Speaking at the same occasion, President Mnangagwa hailed the First Lady for putting politics aside and concentrating on assisting the poor and vulnerable members in society. He also pledged government’s commitment towards supporting the foundation.


“During her visits to hospitals countrywide, the First Lady found it worthwhile to scrap user fees for senior citizens above 65 years of age and the elderly now receive free medication at government hospitals.

“She has also written a letter to me for the government to consider the lowering of chemotherapy sessions which costs $400 each. I will consult my cabinet and there is a high likelihood that her request might be considered. The lady also has a bus that has kits for cervical cancer screening for women and girls. The Lord rejoices in those who help others. The initiative is godly as witnessed by the high presence of church leaders,” President Mnangagwa said.


In his solidarity remarks, Prophet Emmanuel Makandiwa of the United Family International Church (UFIC) expressed gratitude and amazement at the small space of time that the First Lady assumed her newly acquired role but had come up with an initiative to empower the marginalised children. He rallied citizens to support the initiative with resources.


Reverend Paul Gwese, speaking on behalf of the Anglican Church described the launch as a day when children and women around Zimbabwe will connect to celebrate and remember for the present and future in many exciting ways.


“We know that children are a gift from God and as parents and guardians a lot is expected from us by creating an enabling environment for the full growth of every child born in Zimbabwe. Children’s Rights are everyone’s responsibility. Hence, we implore all national leaders and experts who speak about children’s issues today to support your vision as the Mother of our nation.


“On this day, we consider both the steps forward that have been taken towards better lives for women and children as well as assessing progress required to be made.  Given the centrality of government to eradicate hunger and poverty, it is important to promote rights to food, shelter, clean water, affordable education, healthcare, equal opportunities for all, and putting an end to poverty among the children and women,” Reverend Gwese said.


He encouraged the church to push for a development-oriented partnership, where core development issues such as empowering rural women to end hunger and poverty should take precedence over other issues. In the same vein, he reiterated the need to continue to advance local smallholder agriculture with a special focus on rural farmers, particularly in rural areas where the vast majority of the children reside.

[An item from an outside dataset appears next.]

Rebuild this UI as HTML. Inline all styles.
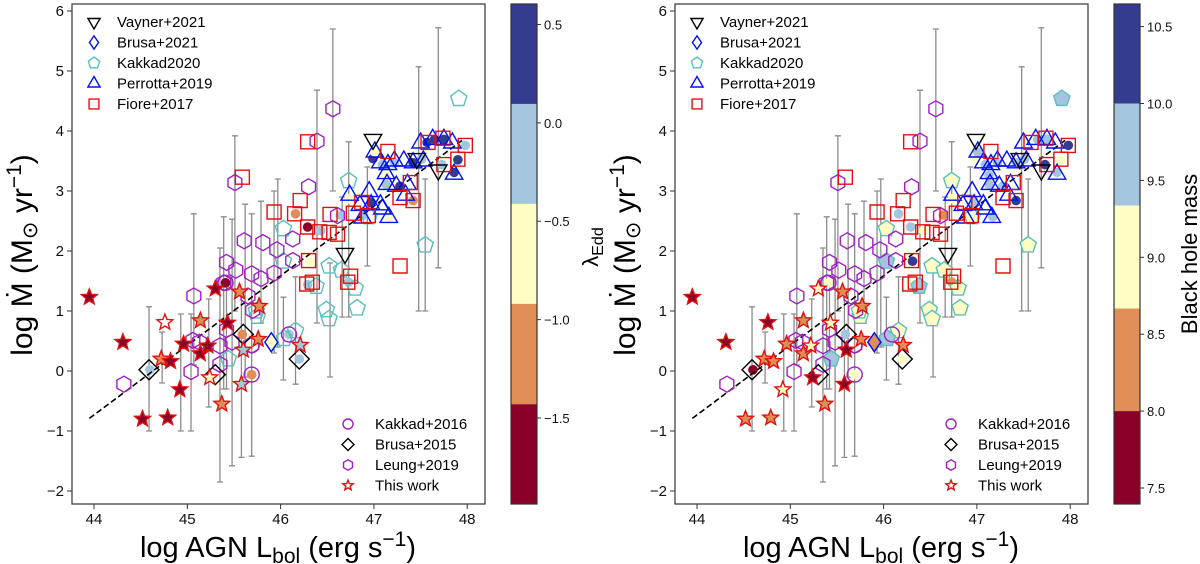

“An important lesson that we have learnt over the years is that for children and women to advance, democracy has to advance as well. But democracy requires more than an absence of discrimination. It needs governance. And good governance means sharing the power to make decisions – in politics, in economic and social life, in public administration and even in our homes. We are happy with the spirit of the new government in supporting women to participate more actively in economic, social and political life which is key to reducing poverty and increasing the well being of women and girls, their families and communities.”

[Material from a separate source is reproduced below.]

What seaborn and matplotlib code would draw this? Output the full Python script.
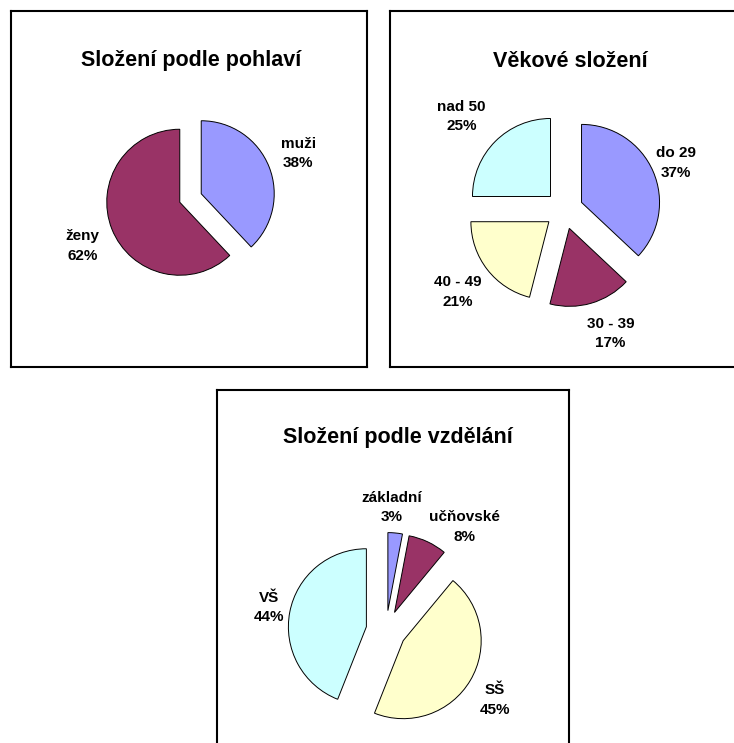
import matplotlib
matplotlib.use("Agg")
import matplotlib.pyplot as plt
import seaborn as sns
import numpy as np

# ---- data ----
gender_titles = "Složení podle pohlaví"
gender_labels = ["muži", "ženy"]
gender_values = [38, 62]

age_title = "Věkové složení"
age_labels = ["do 29", "30 - 39", "40 - 49", "nad 50"]
age_values = [37, 17, 21, 25]

edu_title = "Složení podle vzdělání"
edu_labels = ["základní", "učňovské", "SŠ", "VŠ"]
edu_values = [3, 8, 45, 44]

# ---- style ----
sns.set_theme(style="white")
plt.rcParams['font.family'] = ['Liberation Sans', 'DejaVu Sans']

C_BLUE = "#9999FF"
C_PLUM = "#993366"
C_YELLOW = "#FFFFCC"
C_CYAN = "#CCFFFF"

W, H = 734, 743
fig = plt.figure(figsize=(W / 100, H / 100), dpi=100)
fig.patch.set_facecolor("white")


def panel(rect):
    x0, y0, x1, y1 = rect
    ax = fig.add_axes([x0 / W, 1 - y1 / H, (x1 - x0) / W, (y1 - y0) / H])
    return ax, rect


def finish(ax, rect):
    x0, y0, x1, y1 = rect
    ax.set_aspect("auto")
    ax.set_xlim(x0, x1)
    ax.set_ylim(y1, y0)
    ax.set_xticks([])
    ax.set_yticks([])
    ax.set_frame_on(True)
    for s in ax.spines.values():
        s.set_visible(True)
        s.set_color("black")
        s.set_linewidth(1.5)
    ax.set_facecolor("white")


def draw_pie(ax, rect, title, title_xy, labels, values, colors, center, radius,
             explode_frac, label_offsets):
    # matplotlib's explode offset is in data units -> scale by radius
    explode = [e * radius for e in explode_frac]
    wedges, _ = ax.pie(values, colors=colors, center=center, radius=radius,
                       startangle=-90, counterclock=True, explode=explode,
                       frame=True,
                       wedgeprops=dict(edgecolor="black", linewidth=0.7))
    # label placement relative to each (exploded) wedge apex, in radius units
    for w, lab, v, (ox, oy) in zip(wedges, labels, values, label_offsets):
        cx, cy = w.center
        ax.text(cx + ox * w.r, cy + oy * w.r,
                f"{lab}\n{v}%", ha="center", va="center", fontsize=11,
                fontweight="bold", linespacing=1.5, color="black")
    ax.text(title_xy[0], title_xy[1], title, ha="center", va="baseline",
            fontsize=15.5, fontweight="bold", color="black")
    finish(ax, rect)


ax1, r1 = panel((11, 11, 367.5, 366.5))
draw_pie(ax1, r1, gender_titles, (191, 66.5), gender_labels, gender_values,
         [C_BLUE, C_PLUM], (190.5, 198), 73, [0.158, 0.158],
         [(1.33, -0.55), (-1.33, 0.60)])

ax2, r2 = panel((390, 11, 745, 366.5))
draw_pie(ax2, r2, age_title, (570, 67), age_labels, age_values,
         [C_BLUE, C_PLUM, C_YELLOW, C_CYAN], (564, 210), 78,
         [0.245] * 4,
         [(1.205, -0.506), (0.526, 1.346), (-1.167, 0.904), (-1.141, -1.026)])

ax3, r3 = panel((217, 390, 569, 760))
draw_pie(ax3, r3, edu_title, (397.5, 443), edu_labels, edu_values,
         [C_BLUE, C_PLUM, C_YELLOW, C_CYAN], (386, 630.5), 78,
         [0.256] * 4,
         [(0.051, -1.32), (0.897, -1.096), (1.179, 0.763), (-1.244, -0.244)])

fig.savefig("out.png", dpi=100, facecolor="white")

According to the World Bank, investing in the education of girls may yield a higher rate of return than any other investment. Investing in girls’ education is critical to achieving the Sustainable Development Goals.

Knowledge Chikondo, the National Director of Zimbabwe SOS Children’s Villages appreciated the foundation for its focus on vulnerable children, especially those in alternative care (children’s homes).

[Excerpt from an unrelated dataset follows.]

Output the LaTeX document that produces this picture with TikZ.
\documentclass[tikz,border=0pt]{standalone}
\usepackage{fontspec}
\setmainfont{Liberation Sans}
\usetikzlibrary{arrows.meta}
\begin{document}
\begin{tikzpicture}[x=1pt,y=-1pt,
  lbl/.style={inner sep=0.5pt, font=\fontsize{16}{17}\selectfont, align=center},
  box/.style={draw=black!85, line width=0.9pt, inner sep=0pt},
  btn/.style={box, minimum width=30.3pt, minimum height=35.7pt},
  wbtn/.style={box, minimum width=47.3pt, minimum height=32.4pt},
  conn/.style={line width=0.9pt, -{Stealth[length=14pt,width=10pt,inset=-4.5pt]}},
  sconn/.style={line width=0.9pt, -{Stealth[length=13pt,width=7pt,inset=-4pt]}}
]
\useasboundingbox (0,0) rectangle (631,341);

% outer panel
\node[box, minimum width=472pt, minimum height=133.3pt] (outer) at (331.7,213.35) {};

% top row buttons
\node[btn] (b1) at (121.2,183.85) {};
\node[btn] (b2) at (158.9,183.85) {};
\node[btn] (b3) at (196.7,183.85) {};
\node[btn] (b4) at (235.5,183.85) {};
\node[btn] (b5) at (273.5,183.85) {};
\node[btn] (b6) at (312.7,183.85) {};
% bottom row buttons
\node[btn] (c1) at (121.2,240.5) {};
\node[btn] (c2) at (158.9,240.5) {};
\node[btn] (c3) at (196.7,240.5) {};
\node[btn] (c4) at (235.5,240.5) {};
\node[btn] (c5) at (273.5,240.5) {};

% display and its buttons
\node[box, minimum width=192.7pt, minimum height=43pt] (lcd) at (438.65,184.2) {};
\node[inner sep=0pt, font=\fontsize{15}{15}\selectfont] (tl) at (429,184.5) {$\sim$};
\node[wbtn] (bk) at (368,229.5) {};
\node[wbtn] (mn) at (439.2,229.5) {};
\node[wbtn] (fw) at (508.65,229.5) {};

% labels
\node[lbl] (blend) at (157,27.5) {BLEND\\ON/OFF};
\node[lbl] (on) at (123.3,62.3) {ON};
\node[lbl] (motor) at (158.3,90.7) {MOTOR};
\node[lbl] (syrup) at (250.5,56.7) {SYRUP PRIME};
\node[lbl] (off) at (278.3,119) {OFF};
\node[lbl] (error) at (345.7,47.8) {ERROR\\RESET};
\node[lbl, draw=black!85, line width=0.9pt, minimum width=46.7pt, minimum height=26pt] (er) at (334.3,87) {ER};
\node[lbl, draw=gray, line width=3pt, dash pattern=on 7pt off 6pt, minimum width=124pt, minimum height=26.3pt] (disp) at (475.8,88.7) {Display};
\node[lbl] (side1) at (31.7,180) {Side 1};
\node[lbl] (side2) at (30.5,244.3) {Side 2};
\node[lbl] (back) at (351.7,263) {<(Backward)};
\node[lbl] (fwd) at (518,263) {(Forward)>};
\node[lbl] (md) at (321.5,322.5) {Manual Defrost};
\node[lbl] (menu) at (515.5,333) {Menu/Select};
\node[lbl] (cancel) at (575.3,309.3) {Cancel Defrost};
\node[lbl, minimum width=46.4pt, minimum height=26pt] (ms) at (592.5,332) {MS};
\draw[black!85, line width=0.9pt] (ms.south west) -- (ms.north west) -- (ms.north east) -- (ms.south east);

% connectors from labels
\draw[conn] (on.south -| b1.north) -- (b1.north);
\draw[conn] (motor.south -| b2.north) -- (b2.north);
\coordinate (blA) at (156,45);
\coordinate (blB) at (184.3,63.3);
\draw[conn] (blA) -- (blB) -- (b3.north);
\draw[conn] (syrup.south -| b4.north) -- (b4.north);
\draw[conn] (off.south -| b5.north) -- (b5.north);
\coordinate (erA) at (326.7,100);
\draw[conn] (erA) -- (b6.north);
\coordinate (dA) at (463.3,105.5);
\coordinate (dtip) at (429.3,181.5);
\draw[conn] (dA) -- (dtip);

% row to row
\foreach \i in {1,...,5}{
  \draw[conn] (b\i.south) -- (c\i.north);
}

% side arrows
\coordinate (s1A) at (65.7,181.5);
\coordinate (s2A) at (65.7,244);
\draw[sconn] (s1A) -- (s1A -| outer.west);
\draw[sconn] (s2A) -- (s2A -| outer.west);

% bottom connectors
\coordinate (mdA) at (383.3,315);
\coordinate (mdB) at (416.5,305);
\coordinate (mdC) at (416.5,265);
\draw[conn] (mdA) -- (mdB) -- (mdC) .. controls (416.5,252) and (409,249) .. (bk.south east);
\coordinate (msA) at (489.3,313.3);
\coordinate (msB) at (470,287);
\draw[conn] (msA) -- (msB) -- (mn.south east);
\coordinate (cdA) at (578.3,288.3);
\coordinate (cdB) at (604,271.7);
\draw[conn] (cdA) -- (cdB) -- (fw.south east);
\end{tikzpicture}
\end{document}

“Orphaned children are the most disadvantaged and this foundation will be providing them terms of all their needs. This guarantee moves them to another level of hope. It allows a greater population of Zimbabwe to contribute to the care of orphans and vulnerable children beyond their immediate families,” Chikondo said.


Marah Hativagone, a trustee of Dzikwa Trust that caters for children in Dzivarasekwa said the launch of the foundation was a welcome development. She encouraged corporates to donate to the foundation since it advances the rights and welfare of orphans and children from disadvantaged backgrounds.